• **Exercise task**:
What do the lines from the top of the data through the line with "0.93, 0.86, 1.02];" say? Quote them exactly and include both ends.
>> Begin
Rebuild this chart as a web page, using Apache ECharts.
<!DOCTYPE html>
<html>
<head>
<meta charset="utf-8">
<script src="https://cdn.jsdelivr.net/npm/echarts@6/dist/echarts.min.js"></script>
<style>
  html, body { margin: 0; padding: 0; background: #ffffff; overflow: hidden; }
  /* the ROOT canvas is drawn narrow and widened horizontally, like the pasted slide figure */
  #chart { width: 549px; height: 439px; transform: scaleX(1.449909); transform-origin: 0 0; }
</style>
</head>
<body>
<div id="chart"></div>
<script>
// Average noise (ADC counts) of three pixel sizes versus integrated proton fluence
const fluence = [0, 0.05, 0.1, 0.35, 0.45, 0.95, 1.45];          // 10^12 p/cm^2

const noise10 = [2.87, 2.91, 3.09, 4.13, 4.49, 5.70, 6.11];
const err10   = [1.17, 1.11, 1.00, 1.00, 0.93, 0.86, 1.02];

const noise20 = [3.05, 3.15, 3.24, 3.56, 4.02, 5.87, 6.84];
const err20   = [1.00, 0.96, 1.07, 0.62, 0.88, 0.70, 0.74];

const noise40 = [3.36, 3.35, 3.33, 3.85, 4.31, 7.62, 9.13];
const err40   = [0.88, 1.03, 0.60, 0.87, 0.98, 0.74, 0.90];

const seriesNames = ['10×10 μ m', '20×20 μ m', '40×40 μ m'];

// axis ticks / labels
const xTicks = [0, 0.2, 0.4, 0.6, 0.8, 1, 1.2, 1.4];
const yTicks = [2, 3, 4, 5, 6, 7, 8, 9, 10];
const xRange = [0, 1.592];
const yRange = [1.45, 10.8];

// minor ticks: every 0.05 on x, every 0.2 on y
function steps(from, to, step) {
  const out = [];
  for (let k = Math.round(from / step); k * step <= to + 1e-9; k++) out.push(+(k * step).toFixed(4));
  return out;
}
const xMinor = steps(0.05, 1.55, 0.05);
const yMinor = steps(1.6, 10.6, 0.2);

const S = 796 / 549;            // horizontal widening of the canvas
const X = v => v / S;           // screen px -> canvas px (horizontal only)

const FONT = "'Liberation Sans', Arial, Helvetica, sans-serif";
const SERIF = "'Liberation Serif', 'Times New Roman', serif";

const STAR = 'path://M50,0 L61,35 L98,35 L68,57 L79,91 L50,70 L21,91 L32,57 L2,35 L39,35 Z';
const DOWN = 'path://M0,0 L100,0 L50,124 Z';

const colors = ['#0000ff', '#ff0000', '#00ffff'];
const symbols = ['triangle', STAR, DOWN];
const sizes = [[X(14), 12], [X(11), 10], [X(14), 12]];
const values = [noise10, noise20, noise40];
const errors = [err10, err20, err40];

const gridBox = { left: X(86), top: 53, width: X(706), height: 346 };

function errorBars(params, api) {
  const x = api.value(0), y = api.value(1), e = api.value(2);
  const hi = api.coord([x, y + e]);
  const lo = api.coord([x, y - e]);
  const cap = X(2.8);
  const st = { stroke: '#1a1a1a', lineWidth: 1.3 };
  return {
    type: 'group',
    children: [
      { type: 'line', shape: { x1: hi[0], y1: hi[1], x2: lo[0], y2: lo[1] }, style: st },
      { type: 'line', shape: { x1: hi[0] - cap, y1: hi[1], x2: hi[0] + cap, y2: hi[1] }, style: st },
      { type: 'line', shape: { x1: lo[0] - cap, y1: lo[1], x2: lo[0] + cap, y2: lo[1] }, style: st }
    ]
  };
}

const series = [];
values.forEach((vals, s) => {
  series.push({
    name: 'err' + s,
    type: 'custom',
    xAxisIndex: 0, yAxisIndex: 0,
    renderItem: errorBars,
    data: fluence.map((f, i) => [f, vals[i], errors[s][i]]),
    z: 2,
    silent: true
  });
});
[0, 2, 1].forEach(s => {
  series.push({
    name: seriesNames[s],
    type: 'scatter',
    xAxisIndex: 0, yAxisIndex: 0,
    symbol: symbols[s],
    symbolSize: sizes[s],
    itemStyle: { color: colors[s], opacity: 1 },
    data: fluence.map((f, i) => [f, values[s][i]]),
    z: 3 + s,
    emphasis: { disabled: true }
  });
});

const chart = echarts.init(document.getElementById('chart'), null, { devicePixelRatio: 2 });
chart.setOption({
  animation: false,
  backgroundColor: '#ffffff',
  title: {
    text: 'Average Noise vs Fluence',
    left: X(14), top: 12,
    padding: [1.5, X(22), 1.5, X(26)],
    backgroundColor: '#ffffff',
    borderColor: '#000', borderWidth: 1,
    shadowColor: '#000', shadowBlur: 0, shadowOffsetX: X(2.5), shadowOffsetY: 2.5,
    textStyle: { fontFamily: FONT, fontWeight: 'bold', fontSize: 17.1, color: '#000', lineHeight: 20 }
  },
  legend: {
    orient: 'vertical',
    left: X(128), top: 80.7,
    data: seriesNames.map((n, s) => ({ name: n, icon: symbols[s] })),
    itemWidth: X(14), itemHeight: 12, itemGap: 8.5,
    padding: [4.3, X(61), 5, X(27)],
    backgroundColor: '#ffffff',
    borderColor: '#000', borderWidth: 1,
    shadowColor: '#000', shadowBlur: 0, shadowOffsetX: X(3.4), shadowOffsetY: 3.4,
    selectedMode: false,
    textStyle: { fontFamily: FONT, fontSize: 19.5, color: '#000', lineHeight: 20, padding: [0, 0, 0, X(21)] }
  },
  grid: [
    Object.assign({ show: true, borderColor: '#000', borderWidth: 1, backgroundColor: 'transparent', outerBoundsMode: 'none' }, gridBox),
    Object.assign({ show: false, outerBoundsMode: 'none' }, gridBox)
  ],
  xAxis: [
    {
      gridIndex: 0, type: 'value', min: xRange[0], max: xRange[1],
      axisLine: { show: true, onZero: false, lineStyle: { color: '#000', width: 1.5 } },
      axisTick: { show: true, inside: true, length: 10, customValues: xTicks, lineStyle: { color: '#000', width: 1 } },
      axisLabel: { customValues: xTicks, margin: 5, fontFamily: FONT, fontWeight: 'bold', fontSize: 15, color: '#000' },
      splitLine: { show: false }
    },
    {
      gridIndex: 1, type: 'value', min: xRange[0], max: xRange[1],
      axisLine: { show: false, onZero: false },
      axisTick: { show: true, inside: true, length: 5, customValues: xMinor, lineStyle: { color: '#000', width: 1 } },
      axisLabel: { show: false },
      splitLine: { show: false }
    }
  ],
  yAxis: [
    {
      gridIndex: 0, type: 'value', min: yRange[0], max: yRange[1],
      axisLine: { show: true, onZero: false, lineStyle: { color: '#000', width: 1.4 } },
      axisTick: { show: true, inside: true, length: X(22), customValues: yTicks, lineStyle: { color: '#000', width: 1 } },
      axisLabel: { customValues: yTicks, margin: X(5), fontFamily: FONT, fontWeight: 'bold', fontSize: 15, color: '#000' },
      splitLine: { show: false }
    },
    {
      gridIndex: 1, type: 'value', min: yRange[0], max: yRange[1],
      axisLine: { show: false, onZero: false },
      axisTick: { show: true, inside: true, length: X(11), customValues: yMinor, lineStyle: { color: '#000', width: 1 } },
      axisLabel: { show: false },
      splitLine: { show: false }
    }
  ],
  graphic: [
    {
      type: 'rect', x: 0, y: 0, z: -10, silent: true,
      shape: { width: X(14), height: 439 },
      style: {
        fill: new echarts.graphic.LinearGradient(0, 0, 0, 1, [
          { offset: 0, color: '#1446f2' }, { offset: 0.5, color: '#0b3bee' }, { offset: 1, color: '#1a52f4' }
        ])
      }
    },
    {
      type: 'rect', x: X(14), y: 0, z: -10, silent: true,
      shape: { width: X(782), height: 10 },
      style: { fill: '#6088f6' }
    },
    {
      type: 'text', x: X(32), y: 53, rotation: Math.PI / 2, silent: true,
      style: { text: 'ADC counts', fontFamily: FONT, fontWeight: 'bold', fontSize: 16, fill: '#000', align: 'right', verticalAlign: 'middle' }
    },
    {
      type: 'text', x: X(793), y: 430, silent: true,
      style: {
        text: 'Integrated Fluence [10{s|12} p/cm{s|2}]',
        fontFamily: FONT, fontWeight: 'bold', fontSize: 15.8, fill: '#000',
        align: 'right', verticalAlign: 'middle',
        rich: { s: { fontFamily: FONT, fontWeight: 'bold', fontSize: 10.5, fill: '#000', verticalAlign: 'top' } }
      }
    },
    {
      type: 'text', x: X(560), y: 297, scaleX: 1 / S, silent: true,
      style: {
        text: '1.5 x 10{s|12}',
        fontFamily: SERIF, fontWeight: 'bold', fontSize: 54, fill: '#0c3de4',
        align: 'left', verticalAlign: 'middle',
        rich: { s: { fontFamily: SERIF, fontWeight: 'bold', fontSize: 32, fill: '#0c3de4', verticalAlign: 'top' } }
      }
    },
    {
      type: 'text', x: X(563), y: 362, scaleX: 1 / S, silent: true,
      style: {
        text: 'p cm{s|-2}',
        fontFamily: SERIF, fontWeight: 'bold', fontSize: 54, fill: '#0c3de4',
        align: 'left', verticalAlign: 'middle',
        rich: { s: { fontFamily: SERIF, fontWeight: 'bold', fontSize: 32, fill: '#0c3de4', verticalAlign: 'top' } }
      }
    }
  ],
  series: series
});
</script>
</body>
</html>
>> End
• **In response**:
Rebuild this chart as a web page, using Apache ECharts.
<!DOCTYPE html>
<html>
<head>
<meta charset="utf-8">
<script src="https://cdn.jsdelivr.net/npm/echarts@6/dist/echarts.min.js"></script>
<style>
  html, body { margin: 0; padding: 0; background: #ffffff; overflow: hidden; }
  /* the ROOT canvas is drawn narrow and widened horizontally, like the pasted slide figure */
  #chart { width: 549px; height: 439px; transform: scaleX(1.449909); transform-origin: 0 0; }
</style>
</head>
<body>
<div id="chart"></div>
<script>
// Average noise (ADC counts) of three pixel sizes versus integrated proton fluence
const fluence = [0, 0.05, 0.1, 0.35, 0.45, 0.95, 1.45];          // 10^12 p/cm^2

const noise10 = [2.87, 2.91, 3.09, 4.13, 4.49, 5.70, 6.11];
const err10   = [1.17, 1.11, 1.00, 1.00, 0.93, 0.86, 1.02];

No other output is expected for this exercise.